Questions: After writing 20 descriptive statements or observations, they then write 10 questions about the observations. Many are scientifically based, like “Why do leaves turn yellow in the autumn?” or “What happens to this leaf after it snows?” Some are more profound: “What did this leaf do to contribute to the world?” Kids love to learn and ask questions about what they are observing, and this is the next logical step in understanding their environment.
Answering questions: After my students have crafted 10 inquisitive questions, I have them posit their answers to five of their favorite questions. The answers may be very scientific: “The leaves turn color because the creation of chlorophyll has stopped and the leaf is essentially suffocating.” Others may be more imaginative: “The autumn fairies move through the trees and paint the leaves the color of the season in preparation for old man winter.”

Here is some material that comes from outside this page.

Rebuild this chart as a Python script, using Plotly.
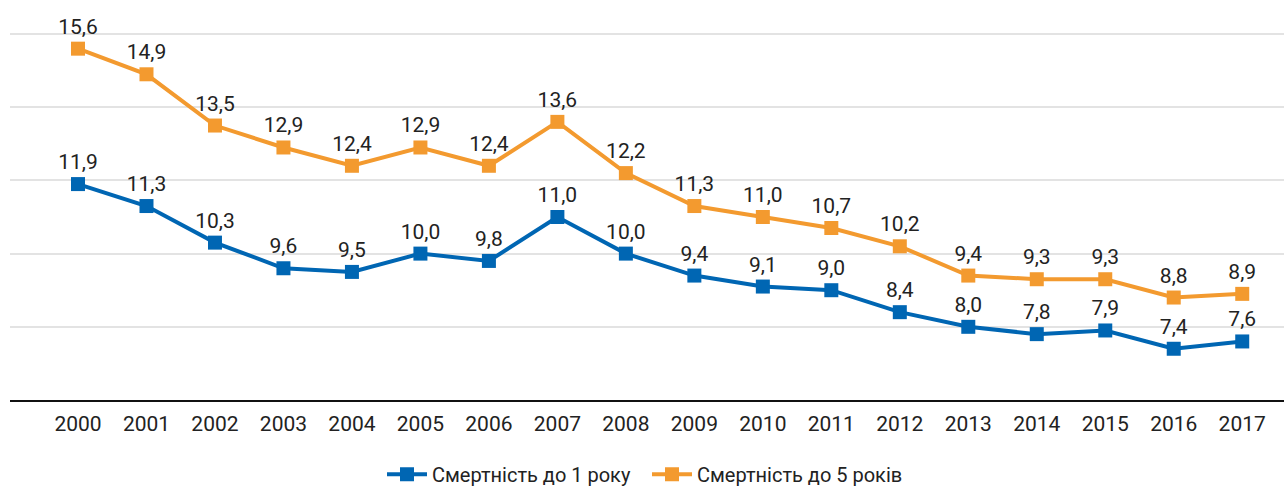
import plotly.graph_objects as go

years = list(range(2000, 2018))
infant = [11.9, 11.3, 10.3, 9.6, 9.5, 10.0, 9.8, 11.0, 10.0, 9.4, 9.1, 9.0, 8.4, 8.0, 7.8, 7.9, 7.4, 7.6]
under5 = [15.6, 14.9, 13.5, 12.9, 12.4, 12.9, 12.4, 13.6, 12.2, 11.3, 11.0, 10.7, 10.2, 9.4, 9.3, 9.3, 8.8, 8.9]
names = ["Смертність до 1 року", "Смертність до 5 років"]
colors = ["#0066B3", "#F39A2F"]

FONT = "Roboto, sans-serif"

def fmt(v):
    return f"{v:.1f}".replace(".", ",")

fig = go.Figure()
for vals, name, col in zip([infant, under5], names, colors):
    fig.add_trace(go.Scatter(
        x=years, y=vals, name=name, mode="lines+markers+text",
        line=dict(color=col, width=4),
        marker=dict(symbol="square", size=14, color=col),
        text=[fmt(v) for v in vals], textposition="top center",
        textfont=dict(family=FONT, size=21, color="#222222"),
        cliponaxis=False,
    ))

fig.update_layout(
    width=1284, height=486,
    margin=dict(l=10, r=0, t=0, b=86, autoexpand=False),
    plot_bgcolor="white", paper_bgcolor="white",
    font=dict(family=FONT, size=20, color="#222222"),
    showlegend=True,
    legend=dict(orientation="h", x=0.5, xanchor="center",
                yref="container", y=0.024, yanchor="middle",
                font=dict(family=FONT, size=20, color="#222222"),
                itemwidth=40, entrywidth=210, entrywidthmode="pixels"),
)
fig.update_xaxes(range=[1999.007, 2017.61], tickvals=years, ticktext=[str(y) for y in years],
                 showgrid=False, showline=True, linecolor="#111111", linewidth=2,
                 ticks="", ticklabelstandoff=4, zeroline=False,
                 tickfont=dict(size=21, color="#222222"))
fig.update_yaxes(range=[6, 16.93], tickvals=[8, 10, 12, 14, 16], showticklabels=False,
                 showgrid=True, gridcolor="#e3e3e3", gridwidth=2, zeroline=False,
                 showline=False)

fig.write_html("out.html", config={"displayModeBar": False},
               post_script="document.body.style.margin='0';")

Some teenagers prefer the philosophical anecdotes: “The leaves are only small elements of the oxygen production that the Earth needs, but if they all stopped doing their jobs, there would be no life on the planet.” These creative expressions begin to connect to the analytical element of their brains when they respond to their own inquiries of their observations without being held to a “correct” answer.
Writing explanations: Finally, I ask them to explain the answers to three of the inquiries they posited. Some students may explain how photosynthesis works and what happens to the leaves when it stops for autumn. Others will explain how nature fairies all work together to shift seasons for the larger entities of the natural world. And others will develop a response fraught with deep philosophical wisdom.

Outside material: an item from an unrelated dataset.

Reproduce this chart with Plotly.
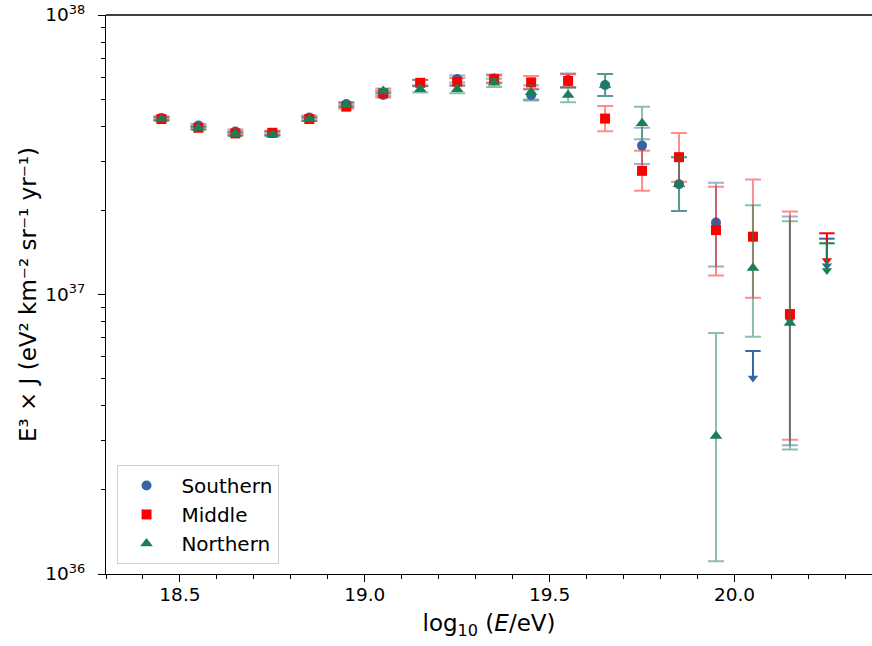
import numpy as np
import plotly.graph_objects as go

# ---------------- data (units of 1e37 eV^2 km^-2 sr^-1 yr^-1) ----------------
log_e = [18.45, 18.55, 18.65, 18.75, 18.85, 18.95, 19.05, 19.15, 19.25, 19.35,
         19.45, 19.55, 19.65, 19.75, 19.85, 19.95, 20.05, 20.15, 20.25]

south_val = [4.28, 4.02, 3.83, 3.78, 4.30, 4.80, 5.17, 5.71, 5.90, 5.93,
             5.17, 5.85, 5.62, 3.41, 2.48, 1.81, None, 0.831, None]
south_lo = [4.22, 3.97, 3.77, 3.72, 4.24, 4.72, 5.07, 5.58, 5.74, 5.74,
            4.94, 5.53, 5.13, 2.93, 1.99, 1.26, None, 0.289, None]
south_hi = [4.34, 4.07, 3.89, 3.84, 4.37, 4.88, 5.28, 5.85, 6.07, 6.13,
            5.41, 6.18, 6.15, 3.95, 3.10, 2.51, None, 1.90, None]
south_ul = [None] * 16 + [0.628, None, 1.584]

mid_val = [4.245, 3.95, 3.77, 3.79, 4.245, 4.70, 5.25, 5.72, 5.77, 5.89,
           5.74, 5.81, 4.26, 2.77, 3.10, 1.70, 1.61, 0.851, None]
mid_lo = [4.19, 3.90, 3.72, 3.73, 4.18, 4.62, 5.14, 5.59, 5.60, 5.70,
          5.45, 5.50, 3.84, 2.35, 2.53, 1.17, 0.974, 0.302, None]
mid_hi = [4.30, 4.00, 3.83, 3.85, 4.31, 4.78, 5.36, 5.86, 5.95, 6.08,
          6.05, 6.14, 4.73, 3.27, 3.78, 2.43, 2.58, 1.98, None]
mid_ul = [None] * 18 + [1.656]

north_val = [4.245, 3.94, 3.75, 3.74, 4.245, 4.77, 5.35, 5.42, 5.42, 5.72,
             5.29, 5.17, 5.62, 4.10, 2.48, 0.312, 1.244, 0.791, None]
north_lo = [4.19, 3.89, 3.69, 3.68, 4.18, 4.69, 5.24, 5.28, 5.25, 5.53,
            4.98, 4.87, 5.13, 3.59, 1.99, 0.111, 0.706, 0.279, None]
north_hi = [4.30, 3.99, 3.81, 3.80, 4.31, 4.85, 5.46, 5.56, 5.60, 5.92,
            5.61, 5.49, 6.15, 4.70, 3.10, 0.728, 2.085, 1.827, None]
north_ul = [None] * 18 + [1.525]

scale = 1e37
x_ticks = [18.5, 19.0, 19.5, 20.0]
x_tick_text = ["18.5", "19.0", "19.5", "20.0"]
y_ticks = [1e36, 1e37, 1e38]
y_tick_text = ["10<sup>36</sup>", "10<sup>37</sup>", "10<sup>38</sup>"]

series = [
    ("Southern", south_val, south_lo, south_hi, south_ul, "#3465a4", "rgba(52,101,164,0.5)", "circle", 10),
    ("Middle", mid_val, mid_lo, mid_hi, mid_ul, "#ff0000", "rgba(255,0,0,0.45)", "square", 10),
    ("Northern", north_val, north_lo, north_hi, north_ul, "#1a7f56", "rgba(26,127,86,0.5)", "triangle-up", 11),
]

ARROW_DEC = 0.097  # arrow length in decades (style)
FONT = "DejaVu Sans"

def arr(v):
    return np.array([np.nan if a is None else a for a in v], dtype=float)

fig = go.Figure()
for name, val, lo, hi, ul, col, ecol, sym, size in series:
    v = arr(val) * scale
    l = arr(lo) * scale
    h = arr(hi) * scale
    fig.add_trace(go.Scatter(
        x=log_e, y=v, mode="markers", name="\u00a0" + name, legendgroup=name,
        marker=dict(symbol=sym, size=size, color=col, line=dict(width=0)),
        error_y=dict(type="data", symmetric=False, array=h - v, arrayminus=v - l,
                     color=ecol, thickness=2, width=8),
    ))
    u = arr(ul) * scale
    mask = ~np.isnan(u)
    xs = [x for x, m in zip(log_e, mask) if m]
    us = u[mask]
    tips = us * 10.0 ** (-ARROW_DEC)
    # arrow shaft + head
    fig.add_trace(go.Scatter(
        x=xs, y=tips, mode="markers", showlegend=False, legendgroup=name,
        marker=dict(symbol="triangle-down", size=9, color=col, line=dict(width=0)),
        error_y=dict(type="data", symmetric=False, array=us - tips, arrayminus=[0.0] * len(xs),
                     color=col, thickness=2, width=0),
    ))
    # cap at the limit
    fig.add_trace(go.Scatter(
        x=xs, y=us, mode="markers", showlegend=False, legendgroup=name,
        marker=dict(symbol="line-ew", size=11, color=col, line=dict(width=2, color=col)),
    ))

y_minor = [float(m) * 10.0 ** e for e in (36, 37) for m in range(2, 10)]
x_minor = [round(18.3 + 0.1 * i, 1) for i in range(21)]

fig.update_layout(
    width=872, height=646,
    margin=dict(l=106, r=0, t=15, b=72),
    plot_bgcolor="white", paper_bgcolor="white",
    font=dict(family=FONT, size=19, color="black"),
    showlegend=True,
    legend=dict(x=0.0144, y=0.018, xanchor="left", yanchor="bottom",
                bordercolor="#d0d0d0", borderwidth=1, bgcolor="rgba(255,255,255,0.8)",
                font=dict(family=FONT, size=20), tracegroupgap=0, traceorder="grouped",
                itemwidth=47),
    xaxis=dict(
        range=[18.3, 20.372], showgrid=False, zeroline=False, automargin=False,
        showline=True, linecolor="black", linewidth=1.3, mirror=False,
        ticks="outside", ticklen=7, tickwidth=1.2, tickcolor="black",
        tickvals=x_ticks, ticktext=x_tick_text, tickfont=dict(size=18.5),
        ticklabelstandoff=-3,
        minor=dict(tickvals=x_minor,
                   ticks="outside", ticklen=4, tickwidth=1, tickcolor="black"),
        title=dict(text="log<sub>10</sub> (<i>E</i>/eV)", font=dict(size=23), standoff=10),
    ),
    yaxis=dict(
        type="log", range=[36, 38], showgrid=False, zeroline=False, automargin=False,
        showline=True, linecolor="black", linewidth=1.3, mirror=False,
        ticks="outside", ticklen=7, tickwidth=1.2, tickcolor="black",
        tickvals=y_ticks, ticktext=y_tick_text, ticklabelstandoff=9,
        ticklabeloverflow="allow", tickfont=dict(size=18.5),
        minor=dict(tickvals=y_minor,
                   ticks="outside", ticklen=4, tickwidth=1, tickcolor="black"),
        title=dict(text="E³ × J (eV² km⁻² sr⁻¹ yr⁻¹)", font=dict(size=23), standoff=2),
    ),
)
fig.add_shape(type="line", xref="paper", yref="paper", x0=0, x1=1, y0=1, y1=1,
              line=dict(color="black", width=1.3))

fig.write_html("out.html", config={"displayModeBar": False},
               post_script="document.body.style.margin='0px';")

This explanation element is the heart of analysis and a demonstration of how they have the cognitive capacity to write analytically. They have essentially primed themselves for the development of analytical writing through a low-stress, high-engagement activity. Now, these students are ready to take the same approach to a text as they did in their nature writings.
Application to text: When we come back into the classroom, students then use the same observational tools they used for their nature inquiry and apply them to a close reading of a text. I ask them to perform a close reading of a text, observe 10 elements of the writing they think are interesting, ask five questions of the text, posit responses to three of those questions, and pick one element to explain in a paragraph. This progression gives students a concrete understanding of what they are essentially being asked to do in analytical writing—the same cognitive function we did in nature writing.

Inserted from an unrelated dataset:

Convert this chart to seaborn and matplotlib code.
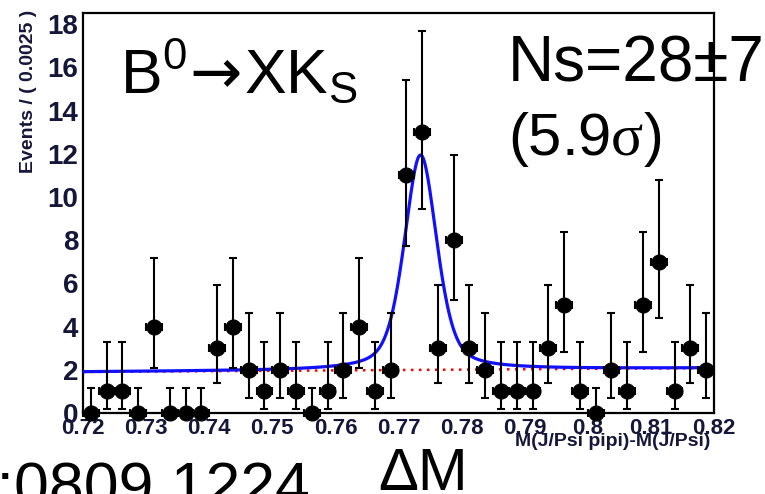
import numpy as np
import pandas as pd
import matplotlib
matplotlib.use("Agg")
import matplotlib.pyplot as plt
import seaborn as sns
from matplotlib import font_manager
from matplotlib.ticker import MultipleLocator

# --- data ---
bin_lo = 0.72
bin_width = 0.0025
counts = [0, 1, 1, 0, 4, 0, 0, 0, 3, 4,
          2, 1, 2, 1, 0, 1, 2, 4, 1, 2,
          11, 13, 3, 8, 3, 2, 1, 1, 1, 3,
          5, 1, 0, 2, 1, 5, 7, 1, 3, 2]

# asymmetric poisson error bars, by count
err_down = {0: 0.0, 1: 0.83, 2: 1.29, 3: 1.63, 4: 1.91, 5: 2.16, 7: 2.58, 8: 2.77, 11: 3.27, 13: 3.56}
err_up = {0: 1.15, 1: 2.30, 2: 2.64, 3: 2.92, 4: 3.16, 5: 3.38, 7: 3.77, 8: 3.95, 11: 4.42, 13: 4.70}

# fit result: peak on top of a linear background
peak_mean = 0.7735
peak_halfwidth = 0.00306
peak_height = 9.95
lorentz_frac = 0.45
bg_left, bg_right = 1.90, 2.08

x_ticks = [0.72, 0.73, 0.74, 0.75, 0.76, 0.77, 0.78, 0.79, 0.80, 0.81, 0.82]
x_tick_labels = ["0.72", "0.73", "0.74", "0.75", "0.76", "0.77", "0.78", "0.79", "0.8", "0.81", "0.82"]
y_ticks = [0, 2, 4, 6, 8, 10, 12, 14, 16, 18]

# --- fonts ---
sns.set_theme(style="white")
names = {f.name for f in font_manager.fontManager.ttflist}
narrow = "Liberation Sans Narrow" if "Liberation Sans Narrow" in names else "Liberation Sans"
plt.rcParams["font.family"] = ["Liberation Sans", "DejaVu Sans"]
plt.rcParams["text.color"] = "black"
plt.rcParams["mathtext.fontset"] = "custom"
plt.rcParams["mathtext.rm"] = "Liberation Sans"
plt.rcParams["mathtext.sf"] = "Liberation Serif"
plt.rcParams["mathtext.tt"] = "DejaVu Sans"
plt.rcParams["mathtext.it"] = "Liberation Sans:italic"

tick_col = "#16163a"

df = pd.DataFrame({"n": counts})
df["x"] = bin_lo + bin_width * (np.arange(len(counts)) + 0.5)
df["lo"] = df["n"].map(err_down)
df["hi"] = df["n"].map(err_up)

xf = np.linspace(bin_lo, bin_lo + bin_width * len(counts), 800)
bg = bg_left + (bg_right - bg_left) * (xf - xf[0]) / (xf[-1] - xf[0])
dx = xf - peak_mean
lor = peak_halfwidth ** 2 / (dx ** 2 + peak_halfwidth ** 2)
sig = peak_halfwidth / np.sqrt(2 * np.log(2))
gau = np.exp(-dx ** 2 / (2 * sig ** 2))
total = bg + peak_height * (lorentz_frac * lor + (1 - lorentz_frac) * gau)

W, H = 765, 494
fig = plt.figure(figsize=(W / 100, H / 100), dpi=100)
ax = fig.add_axes([83 / W, 1 - 413 / H, (714 - 83) / W, (413 - 13) / H])
ax.set_facecolor("white")

sns.lineplot(x=xf, y=bg, color="red", lw=1.8, linestyle=(0, (1, 2.2)), ax=ax, zorder=2)
sns.lineplot(x=xf, y=total, color="#1010ff", lw=2.3, ax=ax, zorder=3)
ax.errorbar(df["x"], df["n"], yerr=[df["lo"], df["hi"]], xerr=bin_width / 2,
            fmt="none", ecolor="black", elinewidth=1.5, capsize=3, capthick=1.5,
            zorder=4, clip_on=False)
sns.scatterplot(data=df, x="x", y="n", color="black", s=115, edgecolor="black",
                ax=ax, zorder=5, clip_on=False)

ax.set_xlim(0.72, 0.82)
ax.set_ylim(0, 18.52)
ax.set_xticks(x_ticks, labels=x_tick_labels, fontfamily="Liberation Sans",
              fontweight="bold", fontsize=16, color=tick_col)
ax.set_yticks(y_ticks, labels=[str(v) for v in y_ticks], fontfamily=narrow,
              fontweight="bold", fontsize=20, color=tick_col)
ax.xaxis.set_minor_locator(MultipleLocator(0.002))
ax.yaxis.set_minor_locator(MultipleLocator(0.2))
ax.tick_params(axis="x", which="major", direction="in", length=9.5, width=1.3, pad=3.5, color="black")
ax.tick_params(axis="x", which="minor", direction="in", length=5, width=1.2, color="black")
ax.tick_params(axis="y", which="major", direction="in", length=13, width=1.3, pad=3.5, color="black")
ax.tick_params(axis="y", which="minor", direction="in", length=5.8, width=1.2, color="black")
ax.set_xlabel("")
ax.set_ylabel("")
for side in ["left", "bottom", "top", "right"]:
    ax.spines[side].set_visible(True)
    ax.spines[side].set_color("black")
    ax.spines[side].set_linewidth(1.6)

# axis titles, ROOT style
fig.text(29 / W, 1 - 10 / H, "Events / ( 0.0025 )", rotation=90, ha="center", va="top",
         fontsize=14, fontweight="bold", fontfamily=narrow, color=tick_col)
fig.text(710 / W, 1 - 441 / H, "M(J/Psi pipi)-M(J/Psi)", ha="right", va="center",
         fontsize=14, fontweight="bold", fontfamily=narrow, color=tick_col)

# annotations
fig.text(120 / W, 1 - 93 / H, r"$\mathrm{B^0}\!\mathtt{\rightarrow}\!\mathrm{XK_S}$",
         fontsize=45, va="baseline", color="black")
fig.text(508 / W, 1 - 82 / H, "Ns=28±7", fontsize=46, va="baseline", color="black")
fig.text(508 / W, 1 - 155 / H, r"(5.9$\mathsf{\sigma}$)", fontsize=43, va="baseline", color="black")
fig.text(378 / W, 1 - 490 / H, "ΔM", fontsize=43, va="baseline", color="black")
fig.text(310 / W, 1 - 505 / H, "arXiv:0809.1224", ha="right", va="baseline", fontsize=45,
         color="black")

fig.savefig("out.png", dpi=100)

I’ve found that students are less likely to be consumed with finding the “correct” answer and more open to expanding on their own insights and interpretations of the text. This assignment effectively moves students into an inquisitive state of mind rather than focusing on a “correct” answer or checking boxes in a rubric. The skills they learn go beyond writing and develop a mindset of inquiry that they will be asked to use in postsecondary writing and critical thinking for life.
If we want students to improve their analytical skills, then developing the foundational skills of observation and inquisition should be paramount. All students could benefit from spending more time observing their world and less time trying to decode it or find the answers in black and white. Let the kids’ natural inclination for seeing the natural world guide them. To build analytical minds, take them outside.